Creating Structure Out of the Basics
It’s often up to freelancers to create any kind of structure in their lives. They aren’t getting it from work, and unless they’re taking classes, school won’t help organize their days either. There are certainly those freelancers who prefer the lack of structure. They operate better free form, off the cuff. However true that is, we all need structure sometimes, and most of us need it most of the time. Just because we’ve chosen to freelance doesn’t mean we become wandering vagabonds. Freelancers are professionals who need to produce work in a timely fashion just like any employee. Whatever kind of work schedule you’ve given yourself is only half the battle. The other half is your life schedule. When do you wake up? When do you eat breakfast? Or workout? Or Shower? Or moisturize? Planning these things out is going to produce that much needed structure in your life, and even improve the quality of your work.
WE ARE WHAT WE EAT
Other than maybe laundry, no part of your daily or weekly routine takes longer than cooking. This is why the process of shopping, cooking, and eating is often what we build our daily routines around. Now you may not be much of a home cook (or you can barely fry an egg) but try your best to implement cooking into your routine. Not only is it healthier and cheaper but it’s one of the best ways to implement structure. You don’t need to cook every meal, one meal a day is fine. If it works better, you can cook one day for the whole week. You’ll need to pick recipes that last in the fridge though.

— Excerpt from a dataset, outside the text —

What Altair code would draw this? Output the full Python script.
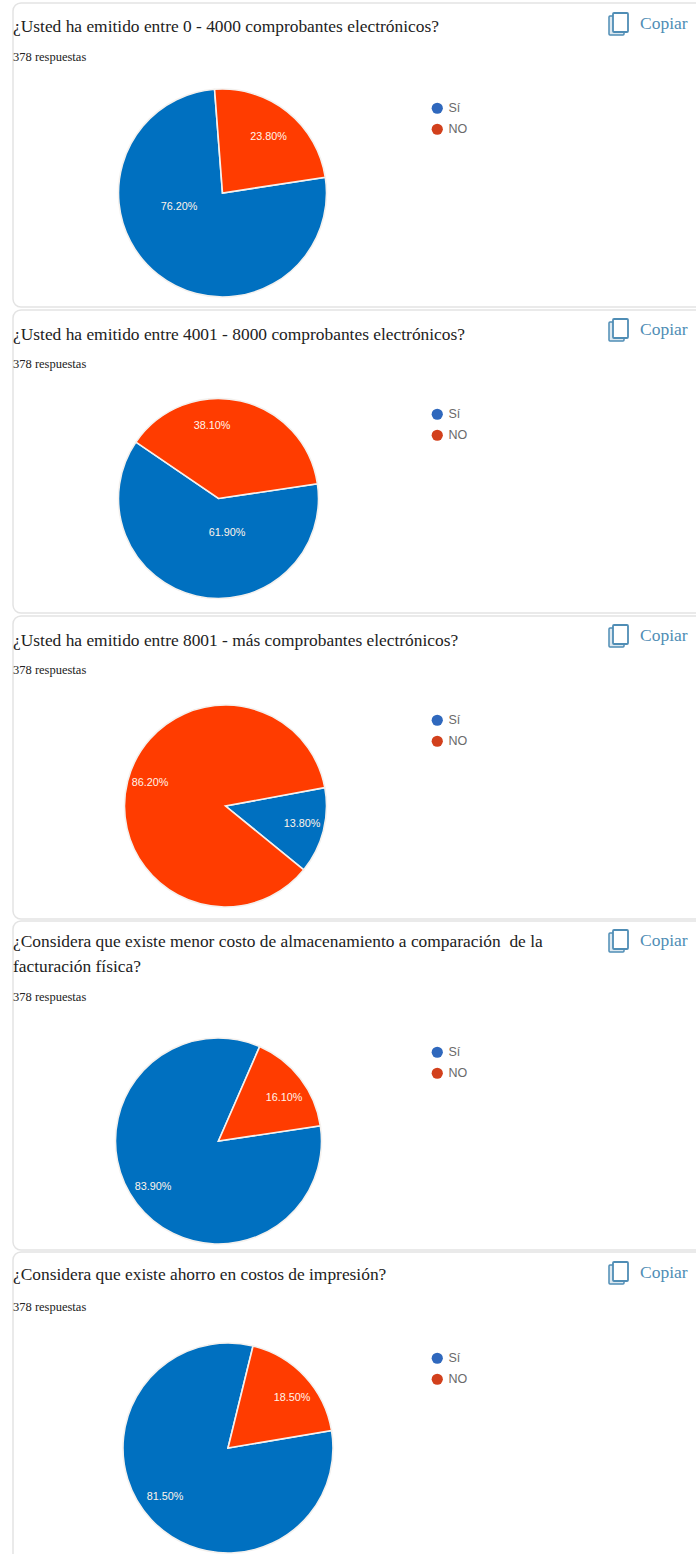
import math
import altair as alt
import pandas as pd

# Survey results: one question per card, shares in percent
questions = [
    ["¿Usted ha emitido entre 0 - 4000 comprobantes electrónicos?"],
    ["¿Usted ha emitido entre 4001 - 8000 comprobantes electrónicos?"],
    ["¿Usted ha emitido entre 8001 - más comprobantes electrónicos?"],
    ["¿Considera que existe menor costo de almacenamiento a comparación\u00a0 de la",
     "facturación física?"],
    ["¿Considera que existe ahorro en costos de impresión?"],
]
answers = ["Sí", "NO"]
si_share = [76.2, 61.9, 13.8, 83.9, 81.5]
no_share = [23.8, 38.1, 86.2, 16.1, 18.5]
responses_label = "378 respuestas"
copy_label = "Copiar"

PIE_BLUE, PIE_RED = "#0070c0", "#ff3c00"
KEY_BLUE, KEY_RED = "#2f68bd", "#d2401c"
ICON = "#4f8db5"
SERIF = "Liberation Serif"
W, H = 696, 1554

# Card layout in page pixels: card box, text rows and pie geometry
cards = [
    dict(box=(13, 3, 704, 307), title_y=[27], count_y=57, copy_y=24,
         cx=222.5, cy=193, r=104, start=81.3,
         si_xy=(179, 207), no_xy=(268.5, 137), key_y=109),
    dict(box=(13, 310, 704, 613), title_y=[335], count_y=364, copy_y=330,
         cx=218.5, cy=498.5, r=100, start=81.5,
         si_xy=(227, 533), no_xy=(212, 426), key_y=415),
    dict(box=(13, 616, 704, 919), title_y=[641], count_y=670, copy_y=636,
         cx=225.5, cy=806, r=101, start=79.5,
         si_xy=(302, 824), no_xy=(150, 783), key_y=721),
    dict(box=(13, 921, 704, 1250), title_y=[942, 967], count_y=997, copy_y=941,
         cx=218.5, cy=1141, r=103, start=81.5,
         si_xy=(153, 1187), no_xy=(284, 1098), key_y=1053),
    dict(box=(13, 1252, 704, 1600), title_y=[1275], count_y=1307, copy_y=1273,
         cx=228, cy=1448, r=105, start=80.4,
         si_xy=(165, 1497), no_xy=(292, 1398), key_y=1359),
]


def text_at(txt, x, y, **style):
    return alt.Chart(pd.DataFrame({"t": [txt]})).mark_text(baseline="middle", **style).encode(
        x=alt.value(x), y=alt.value(y), text="t:N")


def box_at(x, y, x2, y2, **style):
    return alt.Chart(pd.DataFrame({"k": [0]})).mark_rect(**style).encode(
        x=alt.value(x), y=alt.value(y), x2=alt.value(x2), y2=alt.value(y2))


def card_layers(lines, si, no, c):
    df = pd.DataFrame({"respuesta": answers, "valor": [si, no], "orden": [0, 1]})
    start = math.radians(c["start"])

    frame = box_at(*c["box"], fill="white", stroke="#e3e3e3", strokeWidth=1.5, cornerRadius=8)

    pie = alt.Chart(df).mark_arc(radius=c["r"], stroke="#f4f1ee", strokeWidth=1.6).encode(
        x=alt.value(c["cx"]),
        y=alt.value(c["cy"]),
        theta=alt.Theta("valor:Q", stack=True,
                        scale=alt.Scale(domain=[0, 100], range=[start, start + 2 * math.pi])),
        order=alt.Order("orden:Q"),
        color=alt.Color("respuesta:N", legend=None,
                        scale=alt.Scale(domain=answers, range=[PIE_BLUE, PIE_RED])),
    )

    key = alt.Chart(df).mark_point(filled=True, opacity=0, size=0).encode(
        x=alt.value(0),
        y=alt.value(0),
        color=alt.Color(
            "respuesta:N",
            scale=alt.Scale(domain=answers, range=[KEY_BLUE, KEY_RED]),
            legend=alt.Legend(
                title=None, orient="none", legendX=431, legendY=c["key_y"] - 7,
                symbolType="circle", symbolSize=125, symbolOpacity=1, symbolStrokeWidth=0,
                labelFont="Liberation Sans", labelFontSize=12.5, labelColor="#6a6a6a",
                labelOffset=5, rowPadding=8, padding=0,
            ),
        ),
    )

    layers = [frame, pie, key]
    for txt, y in zip(lines, c["title_y"]):
        layers.append(text_at(txt, 13, y, font=SERIF, fontSize=17.4, color="#222222", align="left"))
    layers.append(text_at(responses_label, 13, c["count_y"], font=SERIF, fontSize=12.5,
                          color="#222222", align="left"))

    # Percentage labels on the slices
    for val, xy in ((si, c["si_xy"]), (no, c["no_xy"])):
        layers.append(text_at(f"{val:.2f}%", xy[0], xy[1], font="Liberation Sans", fontSize=10.8,
                              color="#fff4ea", align="center"))

    # Copy button: two overlapping sheets and its caption
    y0 = c["copy_y"]
    layers.append(box_at(609, y0 - 8, 624, y0 + 11, stroke=ICON, strokeWidth=1.5, fill="#dce8f0",
                         cornerRadius=1))
    layers.append(box_at(613, y0 - 11, 628, y0 + 8, stroke=ICON, strokeWidth=1.8, fill="white",
                         cornerRadius=1))
    layers.append(text_at(copy_label, 640, y0, font=SERIF, fontSize=17.5, color=ICON,
                          align="left"))
    return layers


all_layers = []
for q, s, n, c in zip(questions, si_share, no_share, cards):
    all_layers.extend(card_layers(q, s, n, c))

chart = (
    alt.layer(*all_layers)
    .resolve_scale(color="independent", theta="independent")
    .properties(width=W, height=H, padding=0, background="white",
                autosize=alt.AutoSizeParams(type="none"))
    .configure_view(stroke=None)
)

chart.save("out.html", embed_options={"renderer": "svg", "actions": False})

If and when you do eat out, maybe go pick up your food rather than get it delivered. These suggestions aren’t to make your life hard, but a lot of our modern conveniences make it so we can have and do everything at any time. While on the surface this may seem like it saves time, in actuality it makes us waste more time than ever. That’s really what structure is saving you, time. What structure can be built out of pressing a button on your phone and food showing up at the door? More substantial and consistent activities like cooking or driving are needed to create structure.
It can sometimes feel as though you’re constantly moving, never stopping to take a breath. A hectic work life, however successful it may seem, is always going to catch up with you. It’s important to be able to stay level headed, even on a packed work day. One of the best ways to do this is to exercise. Exercising is proven to reduce anxiety and help you relax. We all know exercise improves your health which can improve stress, but it also gives you a sense of control. The hour (or however long) you work out is, is an hour you have complete control. You also control when that hour occurs. If you’re a morning person, then perhaps morning exercise works better for you. If you’re doing a resistance workout (lifting weights) you need to spend some time warming up and stretching. Not doing so is the easiest way to hurt yourself. If you want to fit in a workout as quick as possible and skip the warmup, then workout later in the day. Your body is already warmed up and full of calories so you don’t need to spend as much time pre-workout. Cardio on the other hand you can do pretty much any time. The best way to actually implement structure promoting activities is for them to be convenient. The more convenient, the more likely you are to actually do them.
It’s the thing your mom always did before bed to keep her young. We’ve all developed morning and night routines in front of the bathroom mirror. This is a good thing by the way. There’s nothing wrong with a little vanity. Having a transitional activity to either end or start the day (eating and exercise can be part of that as well) can help separate work and life, and prevent one from bleeding into the other. You might want to wash up the minute you get out of bed. It can be a good way to wake you up without having to rely on coffee. You probably don’t want to start your nightly routine right before bed. How many times have you skipped brushing your teeth or moisturizing because you were tired and just wanted to hit the hay? Washing up is also a good way to wind down from the rest of the day and you’ll probably want to do that a few hours before bed anyway.
These are all pretty basic activities. You don't need to spend an hour every day building a ship in a bottle to create structure. Basic is best in this scenario, and the most important aspect of any of these activities is that they become routines. If you work out a couple times a week on random days, or shower at a different time every day, then you aren’t creating structure. You don't have to live every day exactly the same, but it's actually good for most days to be fairly similar. While it may seem counterintuitive, a little bit of structure provides even more freedom.